**AIM OF THE EXERCISE**
The lines from the top of the material through the line with "width=161] (csNODDI) at" are to be set down exactly. Leave the pictures out.

**SUPPLIED DATA**

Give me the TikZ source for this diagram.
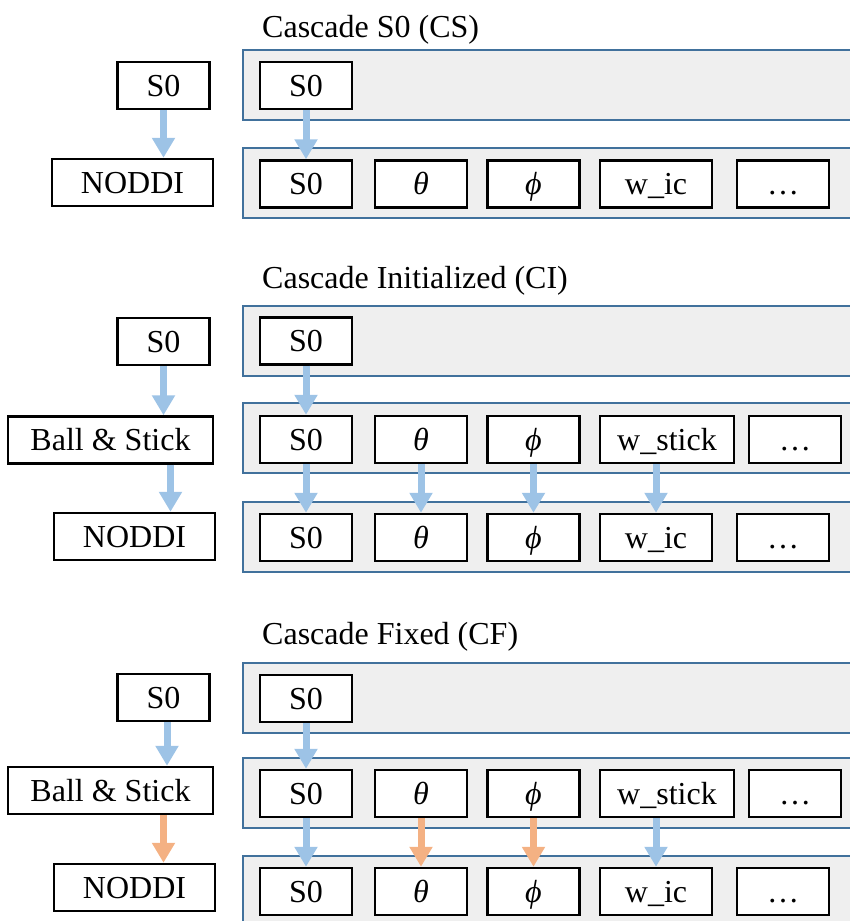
\documentclass[tikz,border=0pt]{standalone}
\usepackage{fontspec}
\setmainfont{Liberation Serif}
\usetikzlibrary{arrows.meta,positioning,calc}
\definecolor{pnBlue}  {RGB}{ 65,113,156}
\definecolor{pnGrey}  {RGB}{239,239,239}
\definecolor{arBlue}  {RGB}{157,195,230}
\definecolor{arOrange}{RGB}{244,177,131}

\tikzset{
  prm/.style={draw=black, line width=2.4pt, fill=white, inner sep=0pt,
              minimum height=47pt, minimum width=92pt,
              text height=21pt, text depth=0pt,
              font=\fontsize{32}{38}\selectfont},
  panel/.style={draw=pnBlue, line width=2pt, fill=pnGrey},
  flow/.style={line width=7pt, arBlue, -{Triangle[width=22pt,length=20pt]}},
  fixed/.style={flow, arOrange},
  title/.style={anchor=base west, inner sep=0pt, font=\fontsize{32}{38}\selectfont}
}

\begin{document}
\begin{tikzpicture}[x=1pt,y=-1pt]
\clip (0,0) rectangle (850,921);

% Panels: grey strips that run off the right edge
\foreach \top in {50,148, 306,403,502, 663,758,856}{
  \draw[panel] (243,\top) rectangle (880,\top+70);
}

% Titles
\node[title] (tCS) at (262,37)  {Cascade S0 (CS)};
\node[title] (tCI) at (262,288) {Cascade Initialized (CI)};
\node[title] (tCF) at (262,644) {Cascade Fixed (CF)};

% Left column: models fitted one after the other
\node[prm]                   (csS0)    at (163.5,85.5)  {S0};
\node[prm,minimum width=161] (csNODDI) at (132.5,182.5) {NODDI};

\node[prm]                   (ciS0)    at (163.5,341.5) {S0};
\node[prm,minimum width=205] (ciBS)    at (110.5,440)   {Ball \& Stick};
\node[prm,minimum width=161] (ciNODDI) at (134.5,536.5) {NODDI};

\node[prm]                   (cfS0)    at (163.5,697.5) {S0};
\node[prm,minimum width=205] (cfBS)    at (110.5,790.5) {Ball \& Stick};
\node[prm,minimum width=161] (cfNODDI) at (134.5,887.5) {NODDI};

% First row of each cascade: S0 only
\foreach \nm/\y in {cs1/85.5, ci1/341, cf1/698.5}{
  \node[prm] (\nm s0) at (306,\y) {S0};
}

% Full parameter rows
\foreach \nm/\y/\wt/\wx/\ww/\dx in {
   cs2/184/w\_ic/656/112/783,
   ci2/439.5/w\_stick/667/134/795,
   ci3/537.5/w\_ic/656/112/783,
   cf2/793.5/w\_stick/667/134/795,
   cf3/891.5/w\_ic/656/112/783
}{
  \node[prm] (\nm s0) at (306,\y)   {S0};
  \node[prm] (\nm th) at (421,\y)   {\itshape θ};
  \node[prm] (\nm ph) at (533.5,\y) {\itshape ϕ};
  \node[prm,minimum width=\ww] (\nm w) at (\wx,\y) {\wt};
  \node[prm] (\nm d)  at (\dx,\y)   {\ldots};
}

% Left column arrows
\draw[flow]  (csS0.south) -- (csS0.south |- csNODDI.north);
\draw[flow]  (ciS0.south) -- (ciS0.south |- ciBS.north);
\draw[flow]  ($(ciBS.south -| ciS0)+(7,0)$) -- ($(ciNODDI.north -| ciS0)+(7,0)$);
\draw[flow]  ($(cfS0.south)+(3.5,0)$) -- ($(cfBS.north -| cfS0)+(3.5,0)$);
\draw[fixed] (cfBS.south -| cfS0) -- (cfNODDI.north -| cfS0);

% S0 passed down from the first row
\draw[flow] (cs1s0) -- (cs2s0.north);
\draw[flow] (ci1s0) -- (ci2s0.north);
\draw[flow] (cf1s0) -- (cf2s0.north);

% Ball & Stick -> NODDI, initialized
\foreach \p in {s0,th,ph,w}{
  \draw[flow] (ci2\p.south -| ci3\p) -- (ci3\p.north);
}
% Ball & Stick -> NODDI, orientation kept fixed
\draw[flow]  (cf2s0.south -| cf3s0) -- (cf3s0.north);
\draw[fixed] (cf2th.south -| cf3th) -- (cf3th.north);
\draw[fixed] (cf2ph.south -| cf3ph) -- (cf3ph.north);
\draw[flow]  (cf2w.south -| cf3w)   -- (cf3w.north);
\end{tikzpicture}
\end{document}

**ANSWER TO THE PROBLEM**
Give me the TikZ source for this diagram.
\documentclass[tikz,border=0pt]{standalone}
\usepackage{fontspec}
\setmainfont{Liberation Serif}
\usetikzlibrary{arrows.meta,positioning,calc}
\definecolor{pnBlue}  {RGB}{ 65,113,156}
\definecolor{pnGrey}  {RGB}{239,239,239}
\definecolor{arBlue}  {RGB}{157,195,230}
\definecolor{arOrange}{RGB}{244,177,131}

\tikzset{
  prm/.style={draw=black, line width=2.4pt, fill=white, inner sep=0pt,
              minimum height=47pt, minimum width=92pt,
              text height=21pt, text depth=0pt,
              font=\fontsize{32}{38}\selectfont},
  panel/.style={draw=pnBlue, line width=2pt, fill=pnGrey},
  flow/.style={line width=7pt, arBlue, -{Triangle[width=22pt,length=20pt]}},
  fixed/.style={flow, arOrange},
  title/.style={anchor=base west, inner sep=0pt, font=\fontsize{32}{38}\selectfont}
}

\begin{document}
\begin{tikzpicture}[x=1pt,y=-1pt]
\clip (0,0) rectangle (850,921);

% Panels: grey strips that run off the right edge
\foreach \top in {50,148, 306,403,502, 663,758,856}{
  \draw[panel] (243,\top) rectangle (880,\top+70);
}

% Titles
\node[title] (tCS) at (262,37)  {Cascade S0 (CS)};
\node[title] (tCI) at (262,288) {Cascade Initialized (CI)};
\node[title] (tCF) at (262,644) {Cascade Fixed (CF)};

% Left column: models fitted one after the other
\node[prm]                   (csS0)    at (163.5,85.5)  {S0};
\node[prm,minimum width=161] (csNODDI) at (132.5,182.5) {NODDI};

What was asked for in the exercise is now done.